AB Test P Value Calculator

Calculator Inputs

Control Visitors

Control Conversions

Variant Visitors

Variant Conversions

Significance Level (α)

Confidence Level

Alternative Hypothesis

Decimal Precision

Reset

This calculator uses a two proportion z test and works best when each group has enough observations and conversions for normal approximation.

Example Data Table

Group	Visitors	Conversions	Conversion Rate	Lift vs Control	P Value	Interpretation
Control	10000	520	5.20%	0.00%	0.0400	Reference
Variant	9800	575	5.87%	12.83%	0.0400	Significant at 0.05

Formula Used

Control rate: p₁ = x₁ / n₁

Variant rate: p₂ = x₂ / n₂

Pooled rate: p = (x₁ + x₂) / (n₁ + n₂)

Pooled standard error: SE = √[ p(1-p)(1/n₁ + 1/n₂) ]

Z score: z = (p₂ - p₁) / SE

Two sided p value: p-value = 2 × [1 - Φ(|z|)]

Difference interval: (p₂ - p₁) ± z* × SE_diff

Where x is conversions, n is visitors, Φ is the standard normal cumulative function, and z* is the critical value for the selected confidence level.

The calculator also reports relative uplift, risk ratio, odds ratio, pooled rate, and an approximate power estimate for quicker decision review.

How to Use This Calculator

Enter total visitors and conversions for the control group.
Enter total visitors and conversions for the variant group.
Choose the significance level that matches your risk tolerance.
Select a confidence level for interval estimates.
Pick the alternative hypothesis based on your experiment design.
Press calculate to see the p value, lift, intervals, and graph.
Download the computed summary as CSV or PDF if needed.

FAQs

1. What does the p value tell me?

It measures how likely your observed difference appears if no real effect exists.

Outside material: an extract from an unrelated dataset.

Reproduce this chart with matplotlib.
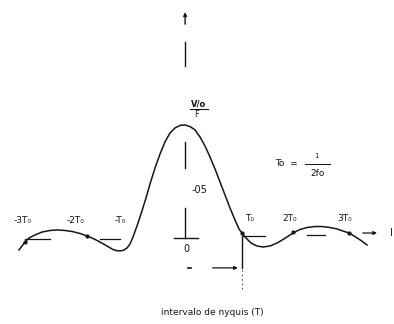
import matplotlib
matplotlib.use("Agg")
import matplotlib.pyplot as plt

# pulse read in units of T0 (x) and normalised amplitude (y)
curve_t = [-3.0, -2.945, -2.891, -2.818, -2.709, -2.582, -2.436, -2.309, -2.164, -2.036,
           -1.891, -1.764, -1.636, -1.527, -1.4, -1.291, -1.2, -1.109, -1.036, -0.982,
           -0.927, -0.855, -0.782, -0.691, -0.618, -0.527, -0.436, -0.345, -0.255, -0.164,
           -0.073, 0.018, 0.109, 0.2, 0.291, 0.382, 0.473, 0.564, 0.655, 0.745,
           0.836, 0.927, 1.0, 1.055, 1.127, 1.218, 1.327, 1.436, 1.564, 1.691,
           1.818, 1.927, 2.018, 2.109, 2.236, 2.382, 2.509, 2.655, 2.782, 2.891,
           3.0, 3.109, 3.218, 3.327]
curve_v = [-0.127, -0.091, -0.055, -0.018, 0.009, 0.036, 0.05, 0.055, 0.05, 0.041,
           0.023, 0.0, -0.027, -0.055, -0.091, -0.123, -0.136, -0.132, -0.109, -0.073,
           -0.009, 0.091, 0.2, 0.345, 0.473, 0.618, 0.745, 0.855, 0.936, 0.982,
           1.005, 1.009, 0.995, 0.964, 0.9, 0.818, 0.718, 0.609, 0.491, 0.373,
           0.255, 0.145, 0.064, 0.027, -0.018, -0.064, -0.091, -0.1, -0.091, -0.064,
           -0.027, 0.009, 0.036, 0.059, 0.077, 0.086, 0.086, 0.077, 0.064, 0.045,
           0.027, -0.005, -0.041, -0.082]

tick_labels = ["-3T\u2080", "-2T\u2080", "-T\u2080", "T\u2080", "2T\u2080", "3T\u2080"]
tick_t = [-2.93, -1.98, -1.16, 1.20, 1.93, 2.93]
tick_v = [0.145, 0.145, 0.145, 0.155, 0.155, 0.16]

mark_t = [-2.891, -1.764, 1.055, 1.982, 3.0]
mark_v = [-0.055, 0.0, 0.027, 0.036, 0.027]

INK = "#151515"

fig = plt.figure(figsize=(3.94, 3.24), dpi=100)
ax = fig.add_axes([0, 0, 1, 1])
ax.set_xlim(-184 / 55, 210 / 55)
ax.set_ylim(-0.8, 2.145)
ax.axis("off")

ax.plot(curve_t, curve_v, color=INK, lw=1.1, solid_joinstyle="round")
ax.plot(mark_t, mark_v, "o", color=INK, ms=2)

# broken zero line
for t0, t1, lev in [(-2.89, -2.44, -0.027), (-1.53, -1.16, -0.027),
                    (1.07, 1.47, 0.0), (2.24, 2.56, 0.01)]:
    ax.plot([t0, t1], [lev, lev], color=INK, lw=0.9)
ax.annotate("", xy=(3.56, 0.027), xytext=(3.2, 0.027),
            arrowprops=dict(arrowstyle="-|>", color=INK, lw=0.9,
                            mutation_scale=5))
ax.text(3.78, 0.03, "I", fontsize=7, color=INK, ha="center", va="center")

# broken vertical axis
ax.annotate("", xy=(0.02, 2.06), xytext=(0.02, 1.9),
            arrowprops=dict(arrowstyle="-|>", color=INK, lw=1.0,
                            mutation_scale=5))
for y0, y1 in [(1.764, 1.545), (0.85, 0.62), (0.25, -0.02)]:
    ax.plot([0.02, 0.02], [y0, y1], color=INK, lw=1.0)
ax.plot([-0.18, 0.25], [-0.02, -0.02], color=INK, lw=1.0)

ax.text(0.05, -0.12, "0", fontsize=7, color=INK, ha="center", va="center")
ax.text(0.29, 0.42, "-05", fontsize=7, color=INK, ha="center", va="center")

# peak value V/o over F
ax.text(0.27, 1.2, "V/o", fontsize=6, color=INK, ha="center", va="center",
        weight="bold")
ax.plot([0.11, 0.44], [1.155, 1.155], color=INK, lw=0.8)
ax.text(0.22, 1.1, "F", fontsize=6, color=INK, ha="center", va="center")

for lab, t, v in zip(tick_labels, tick_t, tick_v):
    ax.text(t, v, lab, fontsize=6.5, color=INK, ha="center", va="center")

# T0 = 1 / 2f0
ax.text(1.86, 0.66, "To  =", fontsize=6.5, color=INK, ha="center", va="center")
ax.text(2.4, 0.73, "1", fontsize=5, color=INK, ha="center", va="center")
ax.plot([2.2, 2.65], [0.65, 0.65], color=INK, lw=0.7)
ax.text(2.42, 0.57, "2fo", fontsize=6.5, color=INK, ha="center", va="center")

# nyquist interval marker
ax.plot([1.05, 1.05], [0.0, -0.29], color=INK, lw=1.0)
ax.plot([1.05, 1.05], [-0.31, -0.49], color=INK, lw=0.8, ls=(0, (1, 3)))
ax.annotate("", xy=(1.03, -0.29), xytext=(0.47, -0.29),
            arrowprops=dict(arrowstyle="-|>", color=INK, lw=0.9,
                            mutation_scale=5))
ax.plot([0.07, 0.13], [-0.29, -0.29], color=INK, lw=1.2)

ax.text(0.51, -0.70, "intervalo de nyquis (T)", fontsize=6.5, color=INK,
        ha="center", va="center")

fig.savefig("out.png", dpi=100)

Lower values suggest the variant result is less compatible with random chance alone.

2. Which statistical test is used here?

This page uses a two proportion z test, a common method for comparing binary conversion rates between control and variant groups.

3. When should I use a one sided hypothesis?

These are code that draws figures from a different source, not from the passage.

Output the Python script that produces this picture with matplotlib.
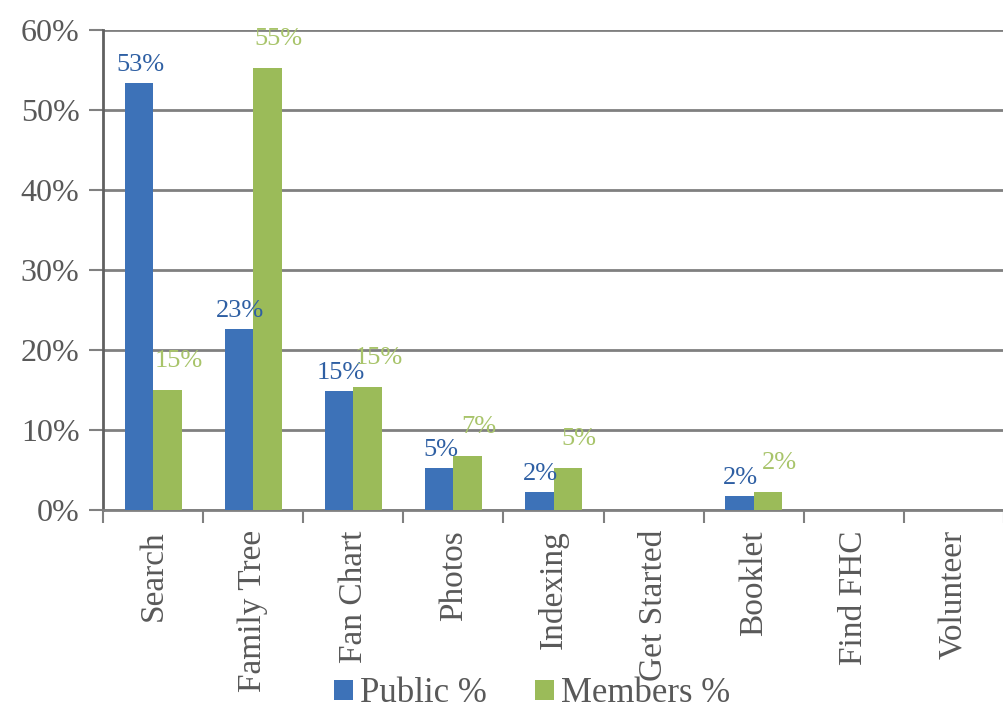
import numpy as np
import matplotlib.pyplot as plt
from matplotlib.ticker import FuncFormatter

plt.rcParams['font.family'] = ['Liberation Serif', 'DejaVu Serif']

categorias = ['Search', 'Family Tree', 'Fan Chart', 'Photos', 'Indexing',
              'Get Started', 'Booklet', 'Find FHC', 'Volunteer']
publico = [53.4, 22.6, 14.9, 5.2, 2.2, 0, 1.7, 0, 0]
membros = [15.0, 55.2, 15.4, 6.8, 5.2, 0, 2.3, 0, 0]

azul = '#3D72B8'
verde = '#9BBB59'
cinza = '#808080'
texto = '#595959'

fig = plt.figure(figsize=(10.04, 7.13), dpi=100)
ax = fig.add_axes([0.1026, 0.2847, 0.8974, 0.6733])

x = np.arange(len(categorias))
w = 0.285
ax.bar(x - w/2, publico, w, color=azul, label='Public %', zorder=3)
ax.bar(x + w/2, membros, w, color=verde, label='Members %', zorder=3)

# rótulos de dados (zeros ficam sem rótulo)
for xi, v in zip(x, publico):
    if v > 0:
        ax.annotate(f'{v:.0f}%', (xi - w/2, v), xytext=(1, 5), textcoords='offset points',
                    ha='center', va='bottom', color='#2E5FA3', fontsize=19)
for xi, v in zip(x, membros):
    if v > 0:
        ax.annotate(f'{v:.0f}%', (xi + w/2, v), xytext=(8, 13), textcoords='offset points',
                    ha='center', va='bottom', color='#A8C46A', fontsize=19)

ax.set_xlim(-0.5, len(categorias) - 0.5)
ax.set_ylim(0, 60)
ax.set_yticks(np.arange(0, 61, 10))
ax.yaxis.set_major_formatter(FuncFormatter(lambda v, p: f'{v:.0f}%'))
ax.grid(axis='y', color=cinza, linewidth=2, zorder=0)

ax.set_xticks(np.arange(len(categorias) + 1) - 0.5)
ax.set_xticklabels([])
ax.tick_params(axis='x', direction='out', length=9, width=1.5, color=cinza)
ax.tick_params(axis='y', direction='out', length=10, width=1.5, color=cinza,
               labelsize=23, labelcolor=texto, pad=7)
for xi, c in zip(x, categorias):
    ax.text(xi, -2.5, c, rotation=90, ha='center', va='top', fontsize=24, color=texto)

for s in ['top', 'right']:
    ax.spines[s].set_visible(False)
ax.spines['left'].set_color('#606060')
ax.spines['left'].set_linewidth(2)
ax.spines['bottom'].set_color(cinza)
ax.spines['bottom'].set_linewidth(2)

fig.legend(loc='center', bbox_to_anchor=(0.53, 0.027), ncol=2, frameon=False,
           fontsize=25, handlelength=0.55, handleheight=0.55, handletextpad=0.2,
           columnspacing=1.4, labelcolor=texto)

plt.savefig('out.png', dpi=100)
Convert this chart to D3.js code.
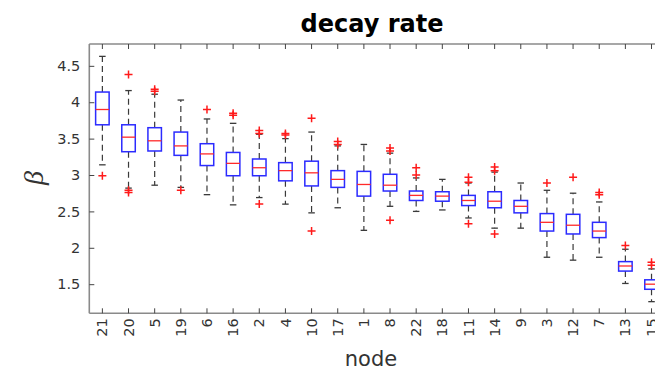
<!DOCTYPE html>
<html>
<head>
<meta charset="utf-8">
<script src="https://cdn.jsdelivr.net/npm/d3@7"></script>
<style>
  html, body { margin: 0; padding: 0; background: #fff; }
  svg { display: block; }
</style>
</head>
<body>
<svg id="chart" width="655" height="373"></svg>
<script>
// Decay rate per node, ordered by descending median
const nodes = ["21","20","5","19","6","16","2","4","10","17","1","8","22","18","11","14","9","3","12","7","13","15"];
const whiskerHigh = [4.63,4.16,4.11,4.03,3.77,3.71,3.56,3.50,3.59,3.40,3.42,3.30,2.96,2.94,2.89,3.04,2.89,2.79,2.75,2.63,1.98,1.71];
const q3 =          [4.14,3.69,3.65,3.59,3.43,3.31,3.22,3.17,3.19,3.06,3.05,3.01,2.78,2.77,2.72,2.77,2.65,2.47,2.46,2.35,1.81,1.56];
const medians =     [3.90,3.52,3.47,3.40,3.29,3.16,3.10,3.06,3.03,2.94,2.87,2.86,2.72,2.71,2.65,2.64,2.57,2.35,2.31,2.23,1.75,1.50];
const q1 =          [3.69,3.32,3.33,3.27,3.13,2.99,2.99,2.92,2.85,2.83,2.71,2.78,2.65,2.64,2.58,2.55,2.48,2.23,2.19,2.14,1.68,1.43];
const whiskerLow =  [3.14,2.82,2.86,2.83,2.73,2.59,2.69,2.60,2.48,2.55,2.24,2.57,2.50,2.52,2.41,2.27,2.27,1.87,1.83,1.87,1.51,1.26];
const outliers = [
  [2.99],
  [4.38, 2.79, 2.76],
  [4.18, 4.15],
  [2.79],
  [3.90],
  [3.85, 3.82],
  [3.61, 3.57, 2.60],
  [3.57, 3.55],
  [3.78, 2.23],
  [3.46, 3.42],
  [],
  [3.37, 3.33, 2.38],
  [3.10, 3.00],
  [],
  [2.97, 2.90, 2.33],
  [3.11, 3.06, 2.19],
  [],
  [2.89],
  [2.97],
  [2.76, 2.73],
  [2.03],
  [1.80, 1.76]
];
const yTicks = [1.5, 2, 2.5, 3, 3.5, 4, 4.5];

const svg = d3.select("#chart");
const plotLeft = 89.3, plotRight = 664.6, plotTop = 44, plotBottom = 313.3;

const x = d3.scaleBand().domain(nodes).range([plotLeft, plotRight]).padding(0);
const y = d3.scaleLinear().domain([1.1, 4.8]).range([plotBottom, plotTop]);
const cx = d => x(d) + x.bandwidth() / 2;
const boxW = 13.5, capW = 6.5;

const axisColor = "#8a8a8a";
const textColor = "#333";

// Boxes
const g = svg.append("g");
nodes.forEach((n, i) => {
  const c = cx(n);
  // dashed whiskers
  g.append("line").attr("x1", c).attr("x2", c).attr("y1", y(q3[i])).attr("y2", y(whiskerHigh[i]))
    .attr("stroke", "#3a3a3a").attr("stroke-width", 1.2).attr("stroke-dasharray", "6,4");
  g.append("line").attr("x1", c).attr("x2", c).attr("y1", y(q1[i])).attr("y2", y(whiskerLow[i]))
    .attr("stroke", "#3a3a3a").attr("stroke-width", 1.2).attr("stroke-dasharray", "6,4");
  // caps
  [whiskerHigh[i], whiskerLow[i]].forEach(v => {
    g.append("line").attr("x1", c - capW / 2).attr("x2", c + capW / 2).attr("y1", y(v)).attr("y2", y(v))
      .attr("stroke", "#3a3a3a").attr("stroke-width", 1.3);
  });
  // box
  g.append("rect").attr("x", c - boxW / 2).attr("y", y(q3[i]))
    .attr("width", boxW).attr("height", y(q1[i]) - y(q3[i]))
    .attr("fill", "none").attr("stroke", "#2b2bff").attr("stroke-width", 1.5);
  // median
  g.append("line").attr("x1", c - boxW / 2).attr("x2", c + boxW / 2)
    .attr("y1", y(medians[i])).attr("y2", y(medians[i]))
    .attr("stroke", "#ff2a2a").attr("stroke-width", 1.3);
  // outliers
  outliers[i].forEach(v => {
    const yy = y(v), s = 4;
    g.append("path").attr("d", `M${c - s},${yy}H${c + s}M${c},${yy - s}V${yy + s}`)
      .attr("stroke", "#ff1a1a").attr("stroke-width", 1.5).attr("fill", "none");
  });
});

// Axes
const yAxis = d3.axisLeft(y).tickValues(yTicks).tickSize(-5).tickPadding(9).tickFormat(d3.format("~g"));
const yg = svg.append("g").attr("transform", `translate(${plotLeft},0)`).call(yAxis);
yg.select(".domain").attr("stroke", axisColor).attr("stroke-width", 1.6).attr("d", `M0,${plotTop}V${plotBottom}`);
yg.selectAll(".tick line").attr("stroke", "#444").attr("stroke-width", 1);
yg.selectAll(".tick text").attr("fill", textColor).style("font-family", "'DejaVu Sans', sans-serif").style("font-size", "14.5px");

const xAxis = d3.axisBottom(x).tickSize(-5).tickPadding(5);
const xg = svg.append("g").attr("transform", `translate(0,${plotBottom})`).call(xAxis);
xg.select(".domain").attr("stroke", axisColor).attr("stroke-width", 1.6).attr("d", `M${plotLeft},0H${plotRight}`);
xg.selectAll(".tick line").attr("stroke", "#444").attr("stroke-width", 1);
xg.selectAll(".tick text")
  .attr("fill", textColor)
  .style("font-family", "'DejaVu Sans', sans-serif").style("font-size", "14.5px")
  .attr("transform", "rotate(-90)")
  .attr("text-anchor", "end")
  .attr("x", -5).attr("y", 0).attr("dy", "0.35em");

const xTop = d3.axisTop(x).tickSize(-5).tickFormat("");
const tg = svg.append("g").attr("transform", `translate(0,${plotTop})`).call(xTop);
tg.select(".domain").attr("stroke", axisColor).attr("stroke-width", 1.6).attr("d", `M${plotLeft},0H${plotRight}`);
tg.selectAll(".tick line").attr("stroke", "#444").attr("stroke-width", 1);

// Titles
svg.append("text").attr("x", 372).attr("y", 32).attr("text-anchor", "middle")
  .style("font-family", "'DejaVu Sans', sans-serif").style("font-size", "24px").style("font-weight", "bold")
  .attr("fill", "#000").text("decay rate");

svg.append("text").attr("x", 371).attr("y", 366).attr("text-anchor", "middle")
  .style("font-family", "'DejaVu Sans', sans-serif").style("font-size", "21px")
  .attr("fill", textColor).text("node");

svg.append("text").attr("transform", "translate(43,178) rotate(-90)").attr("text-anchor", "middle")
  .style("font-family", "'Liberation Serif', serif").style("font-size", "28px").style("font-style", "italic")
  .attr("fill", textColor).text("β");
</script>
</body>
</html>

Use one sided testing only when your decision rule was defined before the experiment and you care about improvement in one direction only.

4. Can unequal sample sizes be tested?

Yes. The formulas directly support different visitor counts in each group, so balanced traffic is helpful but not required.

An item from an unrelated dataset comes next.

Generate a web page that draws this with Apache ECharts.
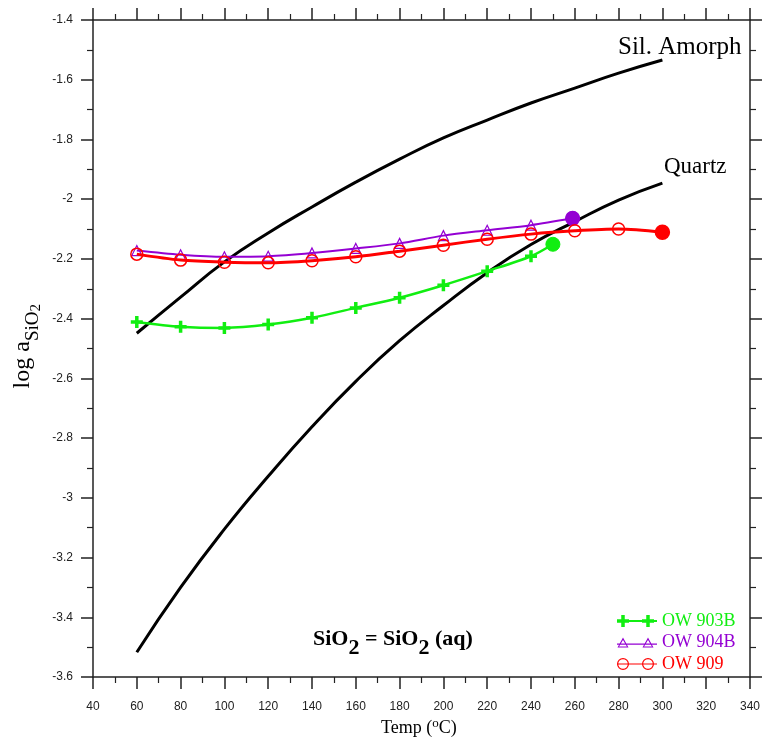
<!DOCTYPE html>
<html><head><meta charset="utf-8">
<script src="https://cdn.jsdelivr.net/npm/echarts@6/dist/echarts.min.js"></script>
<style>html,body{margin:0;padding:0;background:#fff}#c{width:763px;height:738px}</style>
</head><body><div id="c"></div>
<script>
// ---- data ----
var curveTemps = [60, 80, 100, 120, 140, 160, 180, 200, 220, 240, 260, 280, 300];
var silAmorph = [-2.449, -2.328, -2.210, -2.113, -2.026, -1.943, -1.866, -1.795, -1.735, -1.678, -1.628, -1.578, -1.534];
var quartz = [-3.517, -3.300, -3.105, -2.928, -2.762, -2.610, -2.474, -2.356, -2.246, -2.152, -2.075, -2.003, -1.946];

var tempsA = [60, 80, 100, 120, 140, 160, 180, 200, 220, 240];
var ow903b = [-2.411, -2.427, -2.431, -2.420, -2.397, -2.364, -2.330, -2.288, -2.241, -2.191];
var ow903bEnd = [250, -2.151];

var ow904b = [-2.172, -2.186, -2.193, -2.191, -2.180, -2.165, -2.148, -2.122, -2.104, -2.087];
var ow904bEnd = [259, -2.064];

var tempsC = [60, 80, 100, 120, 140, 160, 180, 200, 220, 240, 260, 280];
var ow909 = [-2.184, -2.204, -2.211, -2.213, -2.206, -2.193, -2.174, -2.154, -2.134, -2.117, -2.106, -2.100];
var ow909End = [300, -2.111];

var seriesNames = ['OW 903B', 'OW 904B', 'OW 909'];
var xTicks = {min: 40, max: 340, interval: 20};
var yTicks = {min: -3.6, max: -1.4, interval: 0.2};

// ---- build ----
function pairs(xs, ys) { return xs.map(function (x, i) { return [x, ys[i]]; }); }
function withEnd(xs, ys, end, color) {
  var d = pairs(xs, ys);
  d.push({value: end, symbol: 'circle', symbolSize: 14, itemStyle: {color: color, borderColor: color}});
  return d;
}
var serif = 'Liberation Serif, Times New Roman, serif';
var sans = 'Liberation Sans, Arial, sans-serif';
var green = '#11ee11', purple = '#9400d3', red = '#ff0000';
var clear = 'rgba(255,255,255,0)';
var plusPath = 'path://M4.25,0H7.75V4.25H12V7.75H7.75V12H4.25V7.75H0V4.25H4.25Z';

// legend icons: line with two markers (40 px wide)
function plusAt(cx) {
  return 'M' + (cx - 1.75) + ',0H' + (cx + 1.75) + 'V4.25H' + (cx + 6) + 'V7.75H' + (cx + 1.75) + 'V12H' + (cx - 1.75) + 'V7.75H' + (cx - 6) + 'V4.25H' + (cx - 1.75) + 'Z';
}
function triAt(cx) {
  return 'M' + cx + ',0L' + (cx + 5.5) + ',10L' + (cx - 5.5) + ',10Z' +
         'M' + cx + ',2.4L' + (cx - 3.9) + ',9L' + (cx + 3.9) + ',9Z';
}
function circAt(cx) {
  return 'M' + (cx - 6) + ',6A6,6 0 1,1 ' + (cx + 6) + ',6A6,6 0 1,1 ' + (cx - 6) + ',6Z' +
         'M' + (cx - 4.8) + ',6A4.8,4.8 0 1,0 ' + (cx + 4.8) + ',6A4.8,4.8 0 1,0 ' + (cx - 4.8) + ',6Z';
}
var iconPlus = 'path://M0,5H40V7H0Z' + plusAt(6) + plusAt(31);
var iconTri = 'path://M0,6H40V7.2H0Z' + triAt(6) + triAt(31);
var iconCirc = 'path://M0,5.4H40V6.6H0Z' + circAt(6) + circAt(31);

var axisLine = {show: true, lineStyle: {color: '#222', width: 1.5}};
function xAx(pos, labels) {
  return {
    type: 'value', position: pos, min: xTicks.min, max: xTicks.max, interval: xTicks.interval,
    axisLine: axisLine,
    axisTick: {show: true, inside: false, length: 12, lineStyle: {color: '#222', width: 1.5}},
    minorTick: {show: true, splitNumber: 2, length: 6, lineStyle: {color: '#222', width: 1.2}},
    axisLabel: {show: labels, margin: 24, fontFamily: sans, fontSize: 12, color: '#222'},
    splitLine: {show: false}
  };
}
function yAx(pos, labels) {
  return {
    type: 'value', position: pos, min: yTicks.min, max: yTicks.max, interval: yTicks.interval,
    axisLine: axisLine,
    axisTick: {show: true, inside: false, length: 12, lineStyle: {color: '#222', width: 1.5}},
    minorTick: {show: true, splitNumber: 2, length: 6, lineStyle: {color: '#222', width: 1.2}},
    axisLabel: {show: labels, margin: 20, fontFamily: sans, fontSize: 12, color: '#222',
      formatter: function (v) { return String(Math.round(v * 10) / 10); }},
    splitLine: {show: false}
  };
}

var chart = echarts.init(document.getElementById('c'));
chart.setOption({
  backgroundColor: '#fff',
  animation: false,
  grid: {left: 93, right: 13, top: 20, bottom: 61},
  xAxis: [xAx('bottom', true), xAx('top', false)],
  yAxis: [yAx('left', true), yAx('right', false)],
  legend: {
    left: 612, top: 607, orient: 'vertical', itemGap: 3.5, itemWidth: 40, itemHeight: 12,
    symbolKeepAspect: true,
    data: [
      {name: seriesNames[0], icon: iconPlus, itemStyle: {color: green, borderWidth: 0}, textStyle: {color: green}},
      {name: seriesNames[1], icon: iconTri, itemStyle: {color: purple, borderWidth: 0}, textStyle: {color: purple}},
      {name: seriesNames[2], icon: iconCirc, itemStyle: {color: red, borderWidth: 0}, textStyle: {color: red}}
    ],
    textStyle: {fontFamily: serif, fontSize: 18, padding: [0, 0, 0, 0]}
  },
  series: [
    {name: 'Sil. Amorph', type: 'line', data: pairs(curveTemps, silAmorph), smooth: true, showSymbol: false,
      lineStyle: {color: '#000', width: 3}, z: 1},
    {name: 'Quartz', type: 'line', data: pairs(curveTemps, quartz), smooth: true, showSymbol: false,
      lineStyle: {color: '#000', width: 3}, z: 1},
    {name: seriesNames[0], type: 'line', data: withEnd(tempsA, ow903b, ow903bEnd, green), smooth: 0.3,
      symbol: plusPath, symbolSize: 12, itemStyle: {color: green}, lineStyle: {color: green, width: 2.5}, z: 3},
    {name: seriesNames[1], type: 'line', data: withEnd(tempsA, ow904b, ow904bEnd, purple), smooth: 0.3,
      symbol: 'triangle', symbolSize: 10, itemStyle: {color: clear, borderColor: purple, borderWidth: 1.2},
      lineStyle: {color: purple, width: 2}, z: 3},
    {name: seriesNames[2], type: 'line', data: withEnd(tempsC, ow909, ow909End, red), smooth: 0.3,
      symbol: 'circle', symbolSize: 12, itemStyle: {color: clear, borderColor: red, borderWidth: 1.5},
      lineStyle: {color: red, width: 3}, z: 4}
  ],
  graphic: [
    {type: 'text', left: 618, top: 35, style: {text: 'Sil. Amorph', fontFamily: serif, fontSize: 25, fill: '#000'}},
    {type: 'text', left: 664, top: 155, style: {text: 'Quartz', fontFamily: serif, fontSize: 23, fill: '#000'}},
    {type: 'text', left: 313, top: 628, style: {
      text: '{b|SiO}{s|2}{b| = SiO}{s|2}{b| (aq)}',
      rich: {
        b: {fontFamily: serif, fontSize: 22, fontWeight: 'bold', fill: '#000', verticalAlign: 'bottom', padding: [0, 0, 9, 0]},
        s: {fontFamily: serif, fontSize: 22, fontWeight: 'bold', fill: '#000', verticalAlign: 'bottom'}
      }}},
    {type: 'text', left: 381, top: 717, style: {
      text: '{n|Temp (}{p|o}{n|C)}',
      rich: {
        n: {fontFamily: serif, fontSize: 18, fill: '#000', verticalAlign: 'bottom'},
        p: {fontFamily: serif, fontSize: 13, fill: '#000', verticalAlign: 'bottom', padding: [0, 0, 7, 0]}
      }}},
    {type: 'text', left: 11, top: 304, rotation: Math.PI / 2, style: {
      text: '{n|log a}{s|SiO}{t|2}',
      rich: {
        n: {fontFamily: serif, fontSize: 24, fill: '#000', verticalAlign: 'bottom', padding: [0, 0, 9, 0]},
        s: {fontFamily: serif, fontSize: 19, fill: '#000', verticalAlign: 'bottom', padding: [0, 0, 1, 0]},
        t: {fontFamily: serif, fontSize: 15, fill: '#000', verticalAlign: 'bottom'}
      }}}
  ]
});
</script></body></html>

5. Why do confidence intervals matter?

Intervals show a plausible range for the true difference. They help you judge uncertainty, practical impact, and whether zero remains a realistic outcome.

6. What is relative uplift?

Relative uplift compares the conversion change against the control rate. It shows proportional improvement, which is often easier for teams to interpret.

7. Is significance enough to ship a winner?

Not always. Review confidence intervals, practical business impact, experiment quality, segmentation, and guardrail metrics before making a final rollout choice.

8. What if traffic is very low?

Very small samples can make normal approximation unreliable. In that case, collect more data or consider an exact method before acting confidently.